Sunday, January 17, 2016

Guilford

My family is fortunate that we don't need to depend on Black Friday's discounts to afford our shopping, and none of us (unless someone is harboring a secret desire otherwise) is keen on fighting crowds.  While some of us prefer to stay home and avoid the traffic and madness, Black Friday can be a good day to do local sightseeing.  Since we'd watched the miniseries "Saints & Strangers" the night before, visiting a place of similar vintage seemed a good idea.

Just after Thanksgiving dinner I often feel like I never want to eat again, but somehow on Friday I can always manage.  It's also hard to say no to lobster bisque, a fried scrod sandwich, and soft serve.  The sandwich could have used some tartar sauce, so please remind me to ask for it next time, but the lobster bisque was excellent.

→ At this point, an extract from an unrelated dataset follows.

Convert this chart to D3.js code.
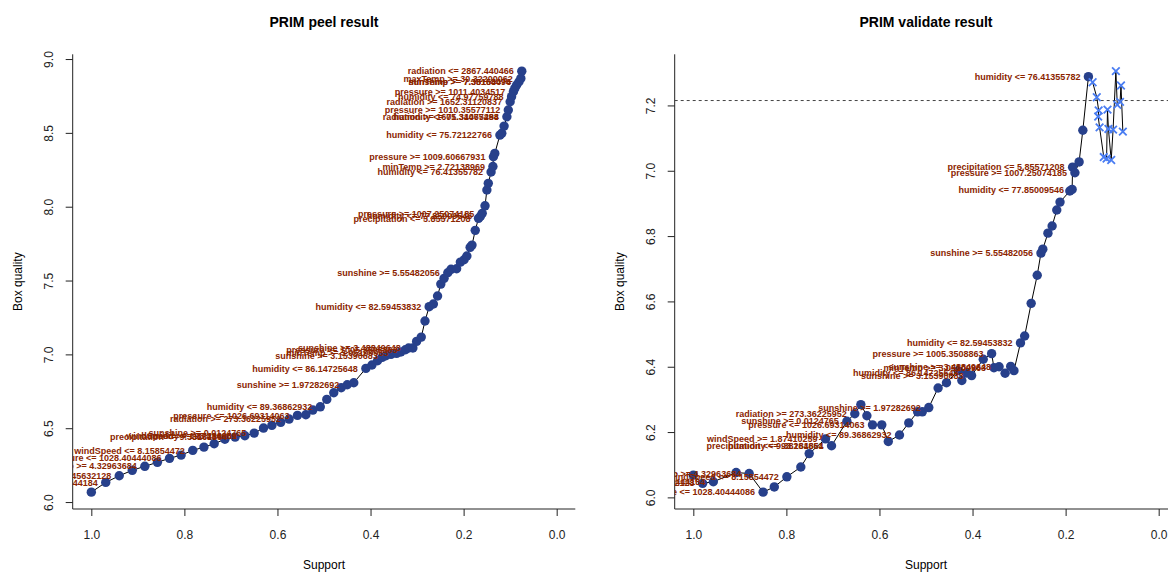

The oldest house in Connecticut and the oldest stone house in New England dates to 1639.  The Henry Whitfield State Museum includes the house, a visitors' center, and an interactive/craft area.  The visitors' center, which includes the gift shop, had samples of colonial-era food, including pemmican (deer jerky) and cornbread.  There was also an exhibit on autumn holidays as they relate to the site.  Particularly of interest was the explanation of why the house isn't decorated for Christmas: the holiday was thought to be frivolous, and was often celebrated in ways that belied its religious significance.

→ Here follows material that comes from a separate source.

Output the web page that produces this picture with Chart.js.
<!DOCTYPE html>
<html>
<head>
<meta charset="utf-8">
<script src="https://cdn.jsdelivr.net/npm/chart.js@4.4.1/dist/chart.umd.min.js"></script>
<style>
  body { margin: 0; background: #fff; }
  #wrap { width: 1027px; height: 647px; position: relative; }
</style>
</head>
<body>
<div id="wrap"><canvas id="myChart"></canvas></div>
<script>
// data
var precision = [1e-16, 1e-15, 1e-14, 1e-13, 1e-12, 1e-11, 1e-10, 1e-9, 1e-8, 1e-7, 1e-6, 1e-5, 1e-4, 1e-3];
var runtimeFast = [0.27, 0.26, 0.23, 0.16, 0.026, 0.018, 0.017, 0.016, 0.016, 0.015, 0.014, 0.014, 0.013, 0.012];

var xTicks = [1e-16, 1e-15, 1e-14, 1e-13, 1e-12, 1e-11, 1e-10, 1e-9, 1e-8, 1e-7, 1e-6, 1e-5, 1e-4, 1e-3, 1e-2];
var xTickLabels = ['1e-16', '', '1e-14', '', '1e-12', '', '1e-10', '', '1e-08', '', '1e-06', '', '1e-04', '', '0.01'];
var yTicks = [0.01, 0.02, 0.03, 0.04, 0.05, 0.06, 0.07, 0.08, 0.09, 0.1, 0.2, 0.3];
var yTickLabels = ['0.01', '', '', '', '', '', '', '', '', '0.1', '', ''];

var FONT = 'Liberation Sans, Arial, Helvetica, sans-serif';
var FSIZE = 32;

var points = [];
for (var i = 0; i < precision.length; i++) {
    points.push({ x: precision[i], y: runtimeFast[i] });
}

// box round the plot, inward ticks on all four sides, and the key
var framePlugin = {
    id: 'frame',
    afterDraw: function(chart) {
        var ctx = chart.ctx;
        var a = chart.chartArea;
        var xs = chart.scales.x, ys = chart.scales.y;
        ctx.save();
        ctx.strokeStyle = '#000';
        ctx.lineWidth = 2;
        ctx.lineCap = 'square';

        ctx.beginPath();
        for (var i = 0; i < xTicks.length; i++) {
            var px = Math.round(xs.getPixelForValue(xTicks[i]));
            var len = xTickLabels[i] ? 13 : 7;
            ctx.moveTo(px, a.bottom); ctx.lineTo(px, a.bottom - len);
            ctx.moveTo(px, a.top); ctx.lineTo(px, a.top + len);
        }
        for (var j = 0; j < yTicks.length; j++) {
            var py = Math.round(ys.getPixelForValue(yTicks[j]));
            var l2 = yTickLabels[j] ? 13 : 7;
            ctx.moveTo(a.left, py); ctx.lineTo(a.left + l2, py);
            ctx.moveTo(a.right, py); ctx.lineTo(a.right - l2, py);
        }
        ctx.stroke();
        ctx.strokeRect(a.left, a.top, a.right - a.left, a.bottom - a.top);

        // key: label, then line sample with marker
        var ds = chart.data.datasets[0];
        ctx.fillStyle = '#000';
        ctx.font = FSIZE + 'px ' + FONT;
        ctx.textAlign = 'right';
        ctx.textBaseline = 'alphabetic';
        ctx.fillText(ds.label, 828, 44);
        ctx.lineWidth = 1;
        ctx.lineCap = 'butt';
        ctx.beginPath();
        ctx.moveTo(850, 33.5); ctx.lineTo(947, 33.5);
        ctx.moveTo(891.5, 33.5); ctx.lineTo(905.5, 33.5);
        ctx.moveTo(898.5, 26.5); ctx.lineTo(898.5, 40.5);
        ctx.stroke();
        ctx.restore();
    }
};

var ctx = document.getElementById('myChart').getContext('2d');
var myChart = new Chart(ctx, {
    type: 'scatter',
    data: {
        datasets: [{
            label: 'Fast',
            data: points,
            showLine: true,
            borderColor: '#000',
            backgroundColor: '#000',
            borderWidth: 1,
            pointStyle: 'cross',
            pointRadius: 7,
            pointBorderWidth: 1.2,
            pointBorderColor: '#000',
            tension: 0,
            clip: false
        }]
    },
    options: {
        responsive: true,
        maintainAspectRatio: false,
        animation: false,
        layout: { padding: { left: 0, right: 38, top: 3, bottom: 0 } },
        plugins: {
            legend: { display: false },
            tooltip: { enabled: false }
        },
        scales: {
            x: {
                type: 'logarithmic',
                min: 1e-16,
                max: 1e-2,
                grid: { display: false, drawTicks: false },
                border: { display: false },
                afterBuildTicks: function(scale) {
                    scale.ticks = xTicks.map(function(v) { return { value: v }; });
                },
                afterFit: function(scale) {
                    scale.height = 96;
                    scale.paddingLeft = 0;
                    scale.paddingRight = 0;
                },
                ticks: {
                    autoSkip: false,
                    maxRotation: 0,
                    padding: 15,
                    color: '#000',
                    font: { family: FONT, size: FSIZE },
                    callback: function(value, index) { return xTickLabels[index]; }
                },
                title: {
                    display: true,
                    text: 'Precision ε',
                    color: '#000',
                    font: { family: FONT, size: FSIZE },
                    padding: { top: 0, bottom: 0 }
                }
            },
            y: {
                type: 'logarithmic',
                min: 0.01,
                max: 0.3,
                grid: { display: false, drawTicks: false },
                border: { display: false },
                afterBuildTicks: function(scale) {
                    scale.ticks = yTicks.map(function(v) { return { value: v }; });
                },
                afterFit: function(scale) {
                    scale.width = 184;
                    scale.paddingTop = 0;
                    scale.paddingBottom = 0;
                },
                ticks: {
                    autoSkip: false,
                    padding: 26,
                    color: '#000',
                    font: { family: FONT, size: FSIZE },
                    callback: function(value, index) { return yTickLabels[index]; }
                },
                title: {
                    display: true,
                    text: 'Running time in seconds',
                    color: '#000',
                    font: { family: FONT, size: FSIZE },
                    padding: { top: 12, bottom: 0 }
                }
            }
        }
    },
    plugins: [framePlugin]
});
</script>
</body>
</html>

The house, in which photography is not allowed, is fairly large, with two floors accessible to the public (I believe the guide said there is a cellar, and I don't know why there wouldn't be).  The artifacts on display were gathered from various sources and did not all belong to the Whitfield family.  Visitors enter through an anteroom, whose displays discuss the house's history and restoration, before stepping down into the great room.  This long hall shows the influence of European architecture, subtly reminding us that the early modern period was not so far from the Renaissance and even the Middle Ages.  There is a large fireplace on each end, particularly necessary when the room was partitioned into two; at one end there is a settle, a high-backed bench designed to trap heat around the sitter.  An interpreter there was dressed in a military outfit.  I'd hoped he would provide a wealth of information about the house, its original inhabitants, and their time, preferably with a period accent like those of the interpreters at Plimoth Plantation, but alas, this was not the case.  The upper floor has more displays of objects and things like looms and whatnot.  While I enjoyed it, I'm not sure the Whitfield House is a site that would stand many repeat visits, and were I taking children I would check to make sure there was an activity available that day.

On the way home we drove by Long Island Sound, and jumped out at a marina parking lot to enjoy the sunset.  On one side of the lot was this marshy area, with swathes of localized fog, while on the other side was the blue and pink and orange Sound.